Quarterbacks have become much more aware of Brown, who has had interception returns of 44 yards off of Carolina's Cam Newton, 46 yards off of Cleveland's Brandon Weeden and 41 yards off of Washington's Robert Griffin III.

"When you watch him, he moves very well," Falcons quarterback Matt Ryan told reporters before last week's game. "His change of direction is very good. He's got good instincts and certainly is a guy that is playing with a ton of confidence right now."

All of which makes one wonder why Brown went so late in the 2010 draft (even Brown tired of watching it on TV and had gone outside to talk to a friend when the Raiders called him). Part of the reason was that Brown, a two-year starter at Michigan, moved from safety to linebacker in his senior season. Some NFL teams weren't sure which position fit Brown more.

There's no question about his place in the defense now. Brown owes some of his evolution this season to his two secondary mates, Rolle and Phillips (who, notably, did not regain his starting job after he returned from his injury), and secondary coach David Merritt Sr. "All three of them are always in my head," Brown said, "talking to me and giving me helpful tips."
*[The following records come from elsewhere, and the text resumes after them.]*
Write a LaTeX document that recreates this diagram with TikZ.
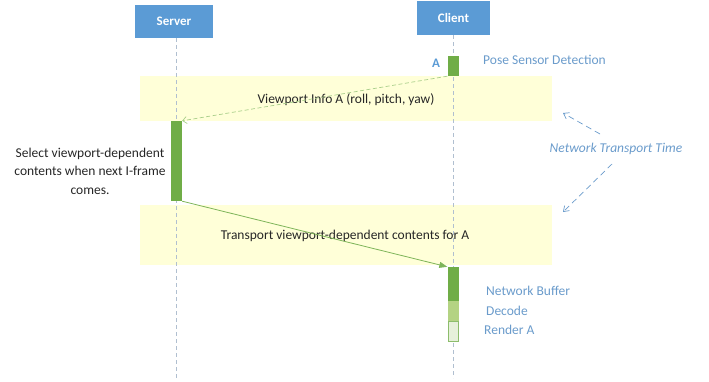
\documentclass[tikz,border=0pt]{standalone}
\usepackage{fontspec}
\setmainfont{Carlito}
\usetikzlibrary{arrows.meta}
\definecolor{hdrblue}{HTML}{5B9BD5}
\definecolor{txtblue}{HTML}{6A9BCB}
\definecolor{actgreen}{HTML}{70AD47}
\definecolor{decgreen}{HTML}{B4D383}
\definecolor{rendgreen}{HTML}{E6F0DA}
\definecolor{bandyellow}{HTML}{FFFFD8}
\definecolor{lifegray}{HTML}{B0BFD0}
\definecolor{dashgreen}{HTML}{A9CF8A}
\begin{document}
\begin{tikzpicture}[x=1pt,y=-1pt,
  hdr/.style={draw=none,fill=hdrblue,text=white,font=\bfseries\fontsize{13}{15}\selectfont,inner sep=0pt},
  band/.style={draw=none,fill=bandyellow,inner sep=0pt,anchor=north west},
  actbar/.style={draw=none,fill=actgreen,minimum width=11pt,inner sep=0pt},
  lifeline/.style={draw=lifegray,dashed,dash pattern=on 4pt off 3pt,line width=0.6pt},
  lbl/.style={font=\fontsize{13.5}{16}\selectfont,text=black!85,inner sep=0pt},
  bluelbl/.style={font=\fontsize{13.5}{16}\selectfont,text=txtblue,inner sep=0pt,anchor=west},
  ntt/.style={draw=txtblue,dash pattern=on 6pt off 4pt,line width=0.7pt,-{Straight Barb[length=5pt,width=7pt]}}
]
\useasboundingbox (0,0) rectangle (709,381);
% bands
\node[band,minimum width=412pt,minimum height=45pt] (band1) at (140,76) {};
\node[band,minimum width=412pt,minimum height=60pt] (band2) at (140,205) {};
% headers
\node[hdr,minimum width=78pt,minimum height=33pt] (server) at (174,21.5) {Server};
\node[hdr,minimum width=73pt,minimum height=34pt] (client) at (453.5,18) {Client};
% lifelines
\coordinate (sEnd) at (176,378);
\coordinate (cEnd) at (453,378);
\coordinate (sTop) at (176,38);
\coordinate (cTop) at (453,35);
\draw[lifeline] (sTop) -- (sEnd);
\draw[lifeline] (cTop) -- (cEnd);
% activation bars
\node[actbar,minimum height=20pt] (actA) at (453,66) {};
\node[actbar,minimum height=80pt] (srvact) at (176.5,161) {};
\node[actbar,minimum height=34pt] (buf) at (453,284) {};
\node[actbar,fill=decgreen,minimum height=20pt] (dec) at (453,311) {};
\node[actbar,fill=rendgreen,draw=actgreen!80,line width=0.5pt,minimum height=20pt,minimum width=10.5pt] (rend) at (453,331) {};
% labels
\node[font=\bfseries\fontsize{13}{15}\selectfont,text=hdrblue,inner sep=0pt] (labA) at (436,63) {A};
\node[bluelbl] (pose) at (483,60) {Pose Sensor Detection};
\node[lbl] (vpinfo) at (346,100) {Viewport Info A (roll, pitch, yaw)};
\node[lbl,align=center,font=\fontsize{13.5}{18.5}\selectfont] (select) at (90,171) {Select viewport-dependent\\contents when next I-frame\\comes.};
\node[lbl] (transp) at (345,236) {Transport viewport-dependent contents for A};
\node[bluelbl] (nbuf) at (486,291) {Network Buffer};
\node[bluelbl] (ndec) at (486,311) {Decode};
\node[bluelbl] (nrend) at (484,330) {Render A};
\node[font=\itshape\fontsize{13.5}{16}\selectfont,text=txtblue,inner sep=0pt] (ntt) at (616,149) {Network Transport Time};
% messages
\draw[draw=dashgreen,dash pattern=on 4pt off 2.5pt,line width=0.7pt,-{Straight Barb[length=4pt,width=7pt]}] (actA.south west) -- (srvact.north east);
\draw[draw=actgreen!90,line width=0.8pt,-{Triangle[length=8pt,width=6pt]}] (srvact.south east) -- (buf.north west);
% network transport time arrows
\coordinate (up) at (563,113);
\coordinate (dn) at (563,212);
\draw[ntt] (600,134) -- (up);
\draw[ntt] (612,164) -- (dn);
\end{tikzpicture}
\end{document}
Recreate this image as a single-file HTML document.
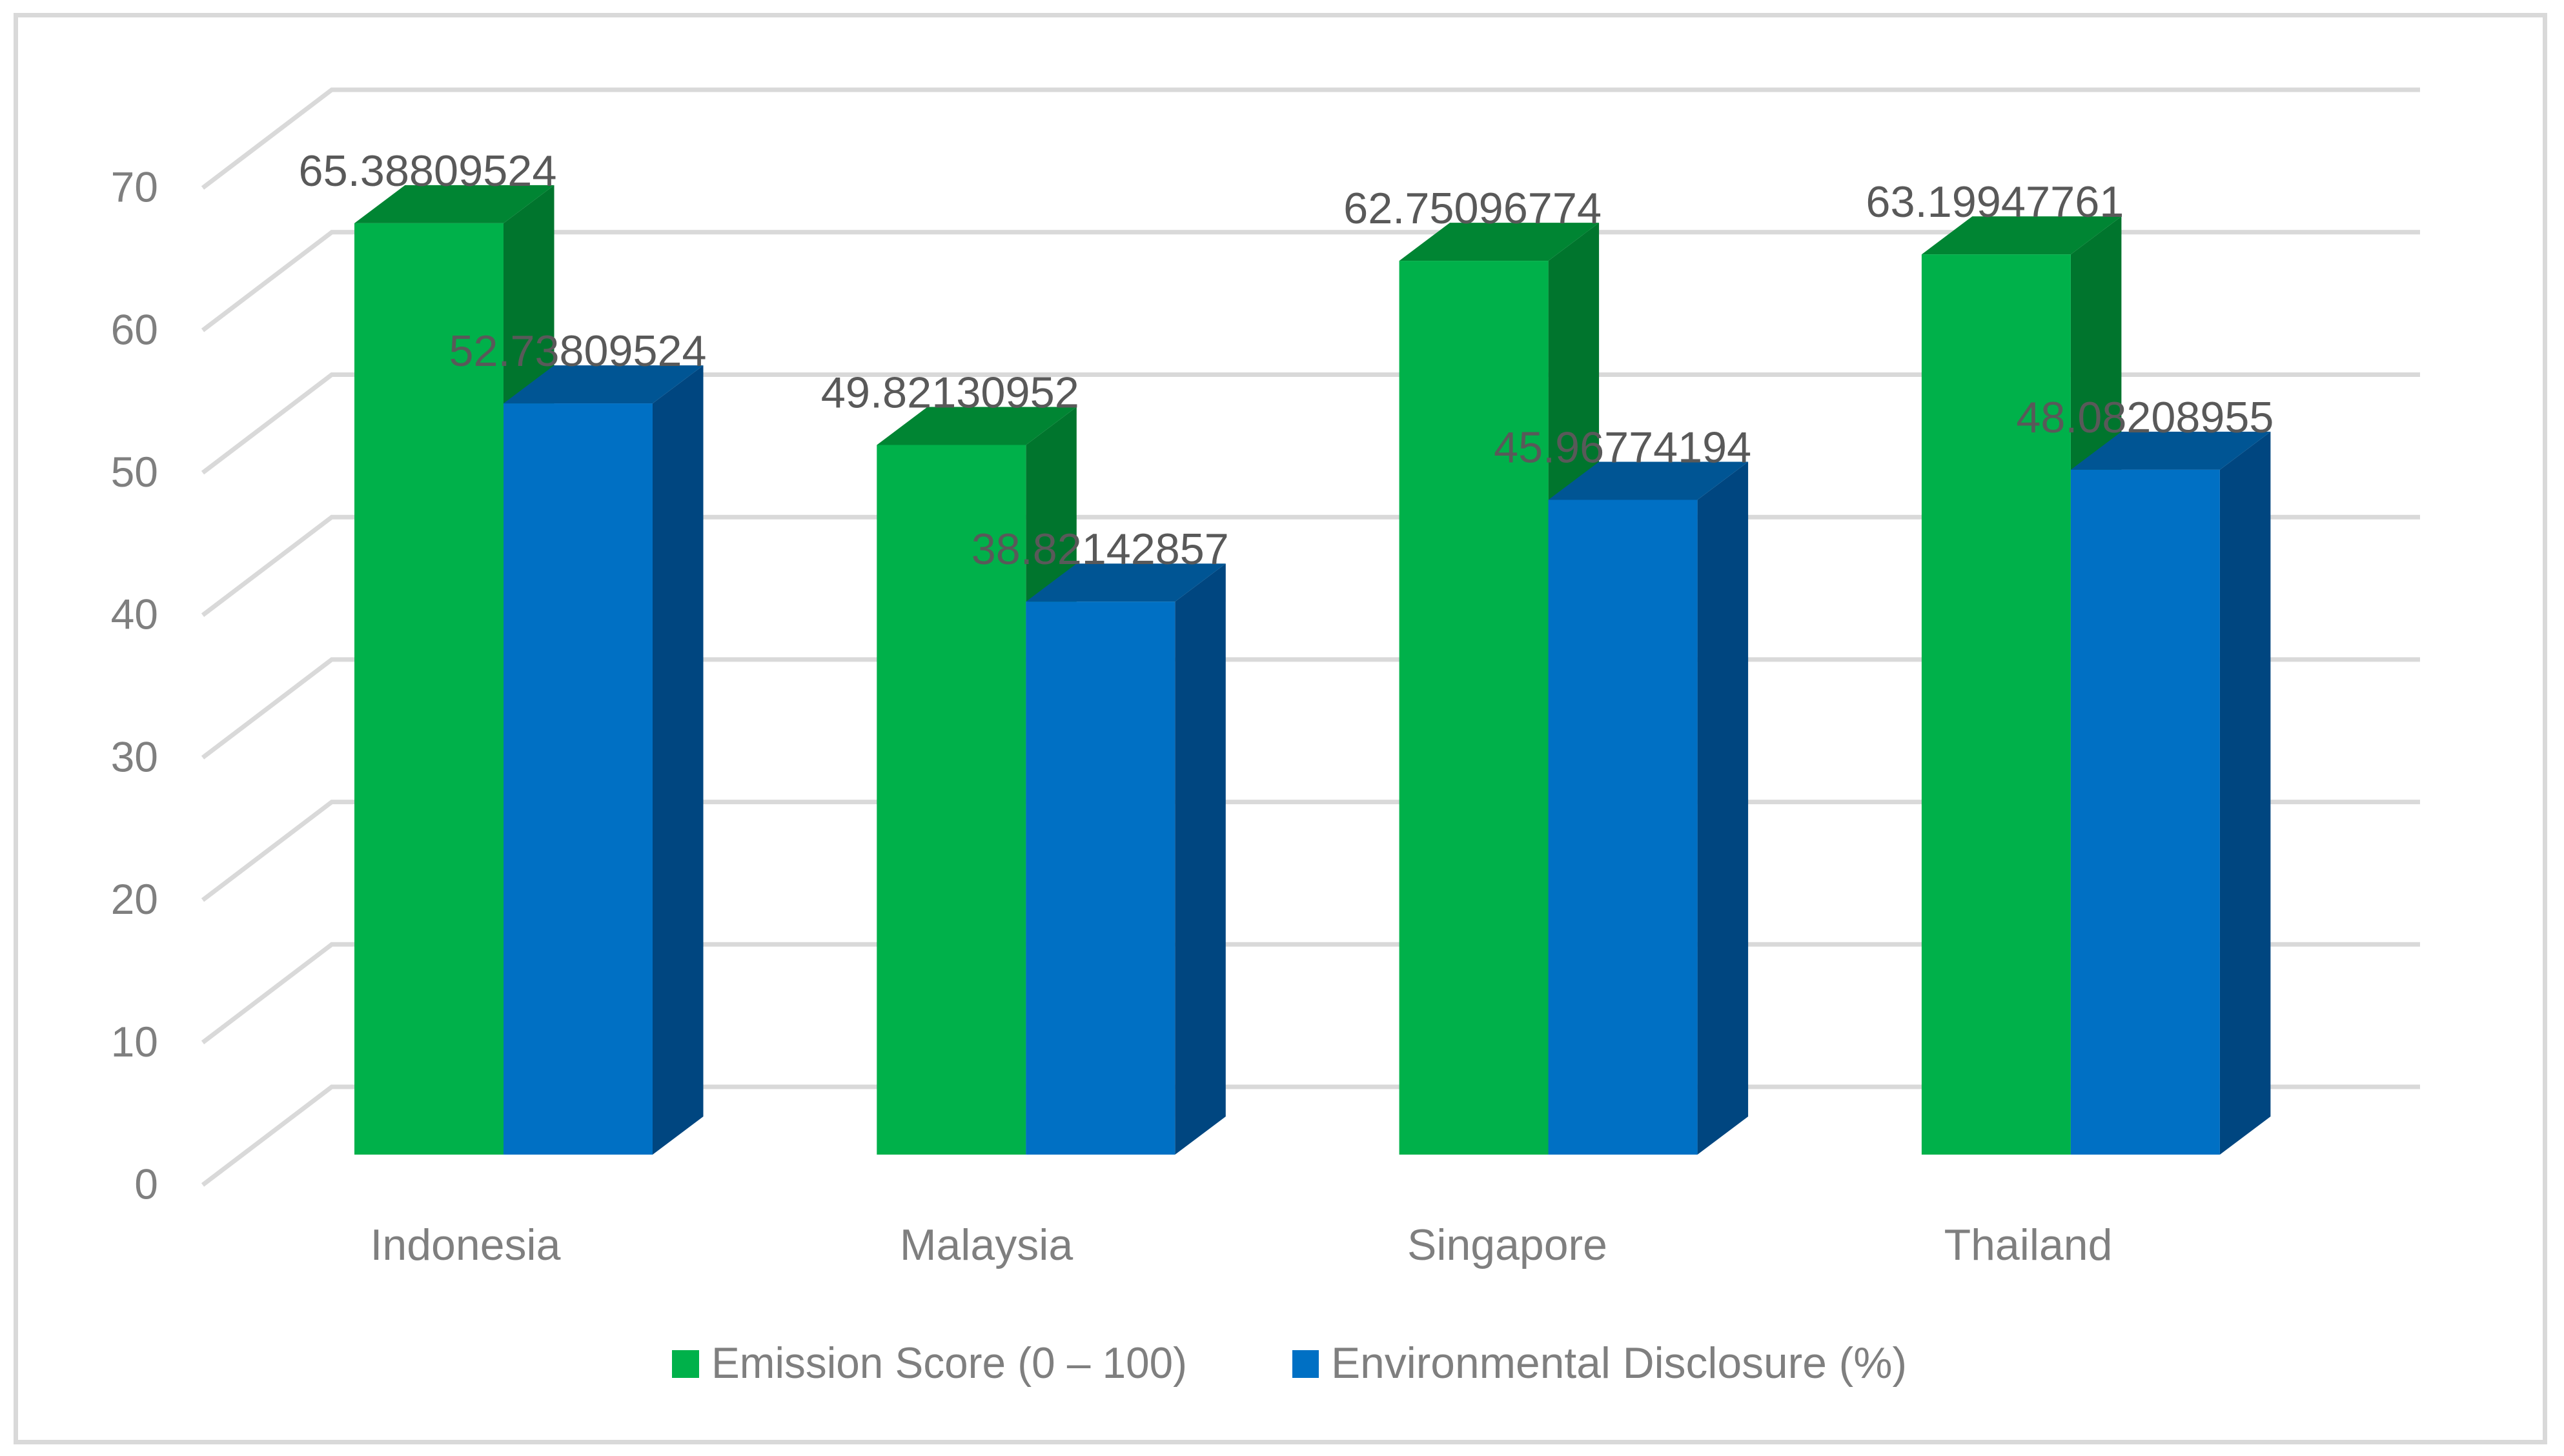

Too bad, they couldn't have advised Brown on using the New Jersey transit system. Shortly after signing with the Giants as a free agent on April 3, Brown took a bus to Manhattan. On the return trip, the bus was crowded. When a pregnant woman got on, Brown gave her his seat. Brown was bending down, looking out the window, when he saw a gas station like the one across the street from his apartment, so he pressed the button and got off the bus. Unfortunately, it wasn't the same gas station. His phone was dead, so Brown wound up walking five miles to his apartment in North Bergen, N.J.

The next time Brown rode the bus to Manhattan and back, he was determined not to exit it prematurely. So he rode the bus to the end of the line, five miles beyond his apartment. Fortunately, the driver helped him find a bus going back the opposite way, and Brown made his way home.

It's understandable, given that Brown hasn't spent a lot of time in a big-city environment. Born in Dallas, he was young when his family moved to Columbus, Ind., a small, middle-class town about 40 miles south of Indianapolis, where Brown, one of three siblings, played sports year round (baseball, basketball, football and track).

Although he lives in the shadow of the Big Apple, Brown maintains a low-key lifestyle off the football field. He drives a 2005 Ford F-150, a truck he purchased in Indianapolis in case it snowed, and he lives in a modest, one-bedroom apartment that has the essentials -- couches, bed, TV -- but nothing ostentatious. He doesn't even have pictures on the walls.

"He's just a very down-to-earth, humble individual," Baratz said of Brown. "It doesn't waver whether he gets cut from Indianapolis or he is defensive player of the week in the National Football League."

Brown rarely goes into Manhattan. When he does, it's usually to meet some friends from Michigan for dinner. More often, Brown will cook for himself. He developed a culinary interest while he was in college -- his specialty is sweet potato casserole -- and has considered pursuing it after football.

"Either becoming a broadcaster, cooking or doing something where I can work both of them together," he said. "That would be something I would enjoy."

By now, Brown is almost as comfortable traveling by bus as he is navigating his way around a football field. "I know how to use it now," he said. "I know exactly where I am."

Conquering the Jersey transit system -- another goal Brown can check.